« Ils nous traitent comme des ennemis dans notre propre terre. Hier encore, ils ont fouetté mon voisin parce qu’il refusait de payer 800 francs à leur barrage. » Témoigne Jean*, cultivateur à Uvira, la rage au ventre. Son récit illustre une réalité glaçante : les milices Wazalendo, supposées protéger les civils du Sud-Kivu contre la rébellion M23, se transforment en bourreaux de ceux qu’elles devraient défendre.
Le dernier rapport de Human Rights Watch jette une lumière crue sur ces groupes armés soutenus par Kinshasa. Entre mars et avril, ces combattants ont érigé près de 47 barrages illégaux sur les axes Uvira-Bukavu et Fizi-Minembwe selon les organisations locales. « 500 francs pour les piétons, 1 000 pour les motos. Ceux qui protestent reçoivent des coups de crosse ou pire », dénonce une activiste de Baraka sous couvert d’anonymat.
Mais l’extorsion ne serait que la partie émergée de l’iceberg. Le document révèle des violences à caractère ethnique ciblant notamment les communautés Bambuté et Banyamulenge. « Ils nous accusent de soutenir le M23 parce que nous parlons une autre langue », confie une mère de famille de Minembwe, visage tuméfié. Comment des milices pro-gouvernementales en viennent-elles à reproduire les méthodes des groupes qu’elles combattent ?
La recherche de Clémentine de Montjoye pointe un paradoxe troublant : « L’armée régulière fournit des armes et une légitimité à ces miliciens, créant une zone grise où l’État perd le contrôle de ses alliés ». En avril, des cas de flagellation publique de femmes « accusées d’indécence » ont été documentés près de Kamanyola. Les Wazalendo s’érigent en police morale, justice mobile et percepteurs d’impôts illégaux.
Les conséquences humanitaires s’aggravent : 78 000 déplacés recensés dans le Haut-Plateau depuis janvier selon l’ONU. « Chaque jour apporte son lot de violences. Nos enfants ne vont plus à l’école par peur des milices », déplore un chef coutumier de Fizi. La société civile du Nord-Kivu parle désormais ouvertement de « stratégie de terreur ».
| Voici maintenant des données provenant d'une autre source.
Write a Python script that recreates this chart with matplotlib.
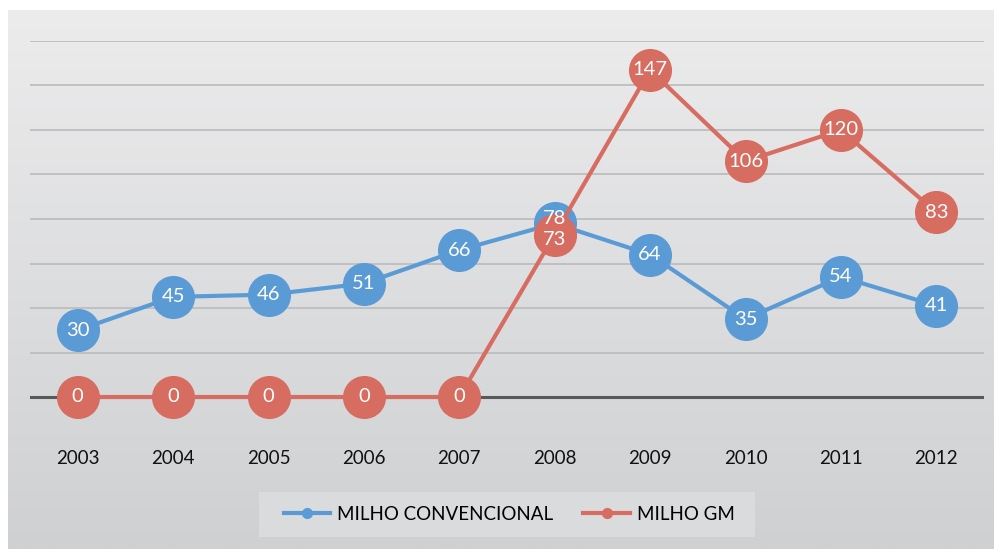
import matplotlib
matplotlib.use("Agg")
import matplotlib.pyplot as plt
import numpy as np
from matplotlib.colors import LinearSegmentedColormap
from matplotlib.patches import Rectangle

years = ["2003", "2004", "2005", "2006", "2007", "2008", "2009", "2010", "2011", "2012"]
convencional = [30, 45, 46, 51, 66, 78, 64, 35, 54, 41]
gm = [0, 0, 0, 0, 0, 73, 147, 106, 120, 83]
series_names = ["MILHO CONVENCIONAL", "MILHO GM"]

BLUE = "#5B9BD5"
RED = "#D76C60"

plt.rcParams['font.family'] = ['Lato', 'DejaVu Sans']

W, H = 995, 549
fig = plt.figure(figsize=(W / 100, H / 100), dpi=100)
fig.patch.set_facecolor("white")

# gradient background
bg = fig.add_axes([8 / W, 0, 1 - 8 / W, 1 - 10 / H])
cmap = LinearSegmentedColormap.from_list("bg", ["#ECECED", "#CFD0D2"])
grad = np.linspace(0, 1, 256).reshape(-1, 1)
bg.imshow(grad, aspect="auto", cmap=cmap, extent=[0, 1, 0, 1], origin="upper")
bg.set_axis_off()

top_px, bot_px = 41.0, 441.5
ax = fig.add_axes([30 / W, 1 - bot_px / H, 954 / W, (bot_px - top_px) / H])
ax.set_facecolor("none")
ax.set_xlim(-0.5, len(years) - 0.5)
ax.set_ylim(-20, 160)
for s in ax.spines.values():
    s.set_visible(False)
ax.set_yticks([])
for yv in range(20, 161, 20):
    ax.axhline(yv, color="#BFC0C2", lw=1.4, zorder=1)
ax.axhline(0, color="#595959", lw=2.2, zorder=1)

x = np.arange(len(years))
ax.set_xticks(x)
ax.set_xticklabels(years, fontsize=13.5, color="#111111")
ax.tick_params(axis="x", length=0, pad=6)

ms = 30
l1, = ax.plot(x, convencional, color=BLUE, lw=3, marker="o", ms=ms, mec=BLUE, mfc=BLUE,
              zorder=3, label=series_names[0])
l2, = ax.plot(x, gm, color=RED, lw=3, marker="o", ms=ms, mec=RED, mfc=RED,
              zorder=4, label=series_names[1])

for xi, v in zip(x, convencional):
    dy = 2 if v == 78 else 0
    ax.text(xi, v + dy, str(v), ha="center", va="center", color="white", fontsize=14.5, zorder=6)
for xi, v in zip(x, gm):
    dy = -2 if v == 73 else 0
    ax.text(xi, v + dy, str(v), ha="center", va="center", color="white", fontsize=14.5, zorder=6)

# legend box
fig.patches.append(Rectangle((259 / W, 1 - 537 / H), (755 - 259) / W, 45 / H,
                             transform=fig.transFigure, facecolor="#DADBDD",
                             edgecolor="none", zorder=0))
h1 = plt.Line2D([], [], color=BLUE, lw=3, marker="o", ms=7)
h2 = plt.Line2D([], [], color=RED, lw=3, marker="o", ms=7)
leg = fig.legend([h1, h2], series_names, loc="center",
                 bbox_to_anchor=(509 / W, 1 - 514.5 / H), ncol=2, frameon=False,
                 fontsize=13.5, handlelength=2.5, handletextpad=0.35, columnspacing=1.6,
                 borderpad=0.3, borderaxespad=0)

fig.savefig("out.png", dpi=100)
Face à ces accusations, les autorités restent étonnamment silencieuses. Pourtant, le droit congolais est clair : l’article 137 du code pénal réprime sévèrement le soutien aux groupes armés. Pourquoi les fournisseurs d’armes aux Wazalendo ne sont-ils jamais inquiétés ? Comment expliquer l’impunité persistante malgré les preuves accumulées ?
Human Rights Watch lance un avertissement sans équivoque : « Continuer à armer ces milices revient à signer l’arrêt de mort de la cohésion sociale dans l’Est ». Alors que le conflit contre le M23 s’enlise, ce rapport sonne comme un rappel cruel : la militarisation à outrance nourrit un cycle infernal de violence. Les civils, doublement pris en étau entre rebelles et milices pro-gouvernementales, paient le prix fort d’une guerre sans fin.